2. It appears to me that the best readings here are as I have given above [so Edd. below]. The common text is owing to the usual habit of assimilating the Gospel to the corresponding passages in Matthew and Luke. The frequency of the present tense in Mark is a feature of his style which gives vividness to what he depicts. The chief departure from the common text is in the last clause, where we have the shorter phrase, κόψαντες έκ τῶν ρῶν in the Sinai, Vatican, Rescript of Ephrem. S. and L. of Paris, Græco-Lat. of St. Gall (Δ), besides versions (B. T.). The Sinaitic Syriac goes so far as to omit the words “others... fields.” “Strewed them on the way” is supported by AD, etc., Old Latin, Syrpesch hel Goth. Arm.
3. “The coming kingdom,” etc.: so Edd., after אBCL, I, etc.; whilst A, etc., have “in the name of the Lord.”
4. “And” (T. R.) before “into” is in AD, etc., Syrsin hel Goth., but is omitted in the “neutral text” followed by Edd.

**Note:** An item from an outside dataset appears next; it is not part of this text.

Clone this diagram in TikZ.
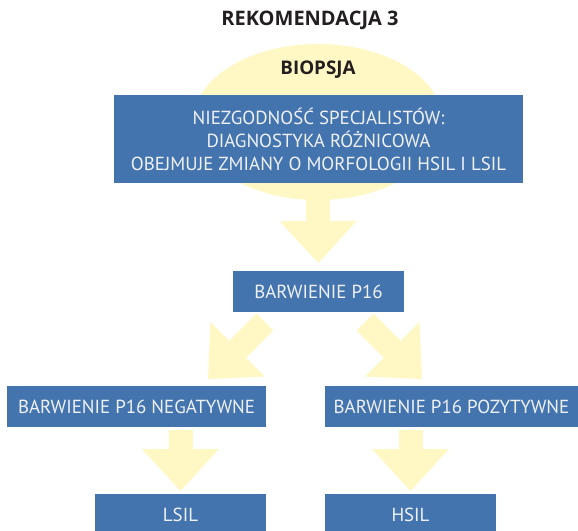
\documentclass[tikz,border=0pt]{standalone}
\usepackage{fontspec}
\setmainfont{PT Sans}
\newfontfamily\headfont{Open Sans}
\usetikzlibrary{arrows.meta,calc,shapes.geometric}
\definecolor{boxblue}{HTML}{4474AE}
\definecolor{pale}{HTML}{FFF8C4}
\definecolor{boxtext}{HTML}{EEF2F8}
\definecolor{titletext}{HTML}{231F20}
\tikzset{
  bluebox/.style={fill=boxblue, draw=none, inner sep=0pt, outer sep=0pt, align=center,
    text=boxtext, font=\fontsize{18.9}{23}\selectfont},
  fatarrow/.style={draw=pale, line width=24pt, line cap=butt,
    -{Triangle[width=77pt,length=42pt,line width=0pt]}},
  heading/.style={text=titletext, inner sep=0pt}
}
\begin{document}
\begin{tikzpicture}[x=1pt,y=-1pt]
\useasboundingbox (0,0) rectangle (578,530);
\clip (0,0) rectangle (578,530);
% background ellipse
\node[ellipse, fill=pale, draw=none, minimum width=250pt, minimum height=156pt, inner sep=0pt] (oval) at (318,122) {};
\node[heading, font=\headfont\fontsize{20}{24}\selectfont\bfseries] (title) at (310,20) {REKOMENDACJA 3};
\node[heading, font=\headfont\fontsize{18.8}{22}\selectfont\bfseries] (biopsja) at (318,70) {BIOPSJA};
% boxes
\node[bluebox, minimum width=409pt, minimum height=88pt] (main) at (318.5,139)
  {NIEZGODNOŚĆ SPECJALISTÓW:\\DIAGNOSTYKA RÓŻNICOWA\\OBEJMUJE ZMIANY O MORFOLOGII HSIL I LSIL};
\node[bluebox, minimum width=171pt, minimum height=41pt] (p16) at (318.5,291.5) {BARWIENIE P16};
\node[bluebox, minimum width=259pt, minimum height=41pt] (neg) at (136.5,406.5) {BARWIENIE P16 NEGATYWNE};
\node[bluebox, minimum width=253pt, minimum height=41pt] (pos) at (451.5,406.5) {BARWIENIE P16 POZYTYWNE};
\node[bluebox, minimum width=171pt, minimum height=41pt] (lsil) at (180.5,514.5) {LSIL};
\node[bluebox, minimum width=171pt, minimum height=41pt] (hsil) at (410.5,514.5) {HSIL};
% arrows
\draw[fatarrow] ($(oval.south)+(0,-8)$) -- ($(p16.north)+(0,-8)$);
\draw[fatarrow] ($(p16.south)+(-53.5,10)$) -- ($(neg.north)+(71.5,-7)$);
\draw[fatarrow] ($(p16.south)+(46.5,10)$) -- ($(pos.north)+(-29.5,-7)$);
\draw[fatarrow] ($(neg.south -| lsil.north)+(0,3)$) -- ($(lsil.north)+(0,-3)$);
\draw[fatarrow] ($(pos.south -| hsil.north)+(0,3)$) -- ($(hsil.north)+(0,-3)$);
\end{tikzpicture}
\end{document}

5. The Received Text is far from correct. The Sinai and other manuscripts [D, 33corr, with 69, etc., Syrsin Arm.] give “If ye have faith in God, verily,” etc. But apart from this, the close of verse 23, I think, should be, “but believe that what he speaks comes to pass, he shall have it” [as אB, etc.]. “For” at the beginning of the verse appears in ACL and later uncials, most cursives, Syrpesch hel Memph. Goth.]. So in verse 24 [אBCL Memph.], “For this reason I say unto you, All things, whatsoever ye shall pray and beg, believe that ye have received, and ye shall have them” (B. T.).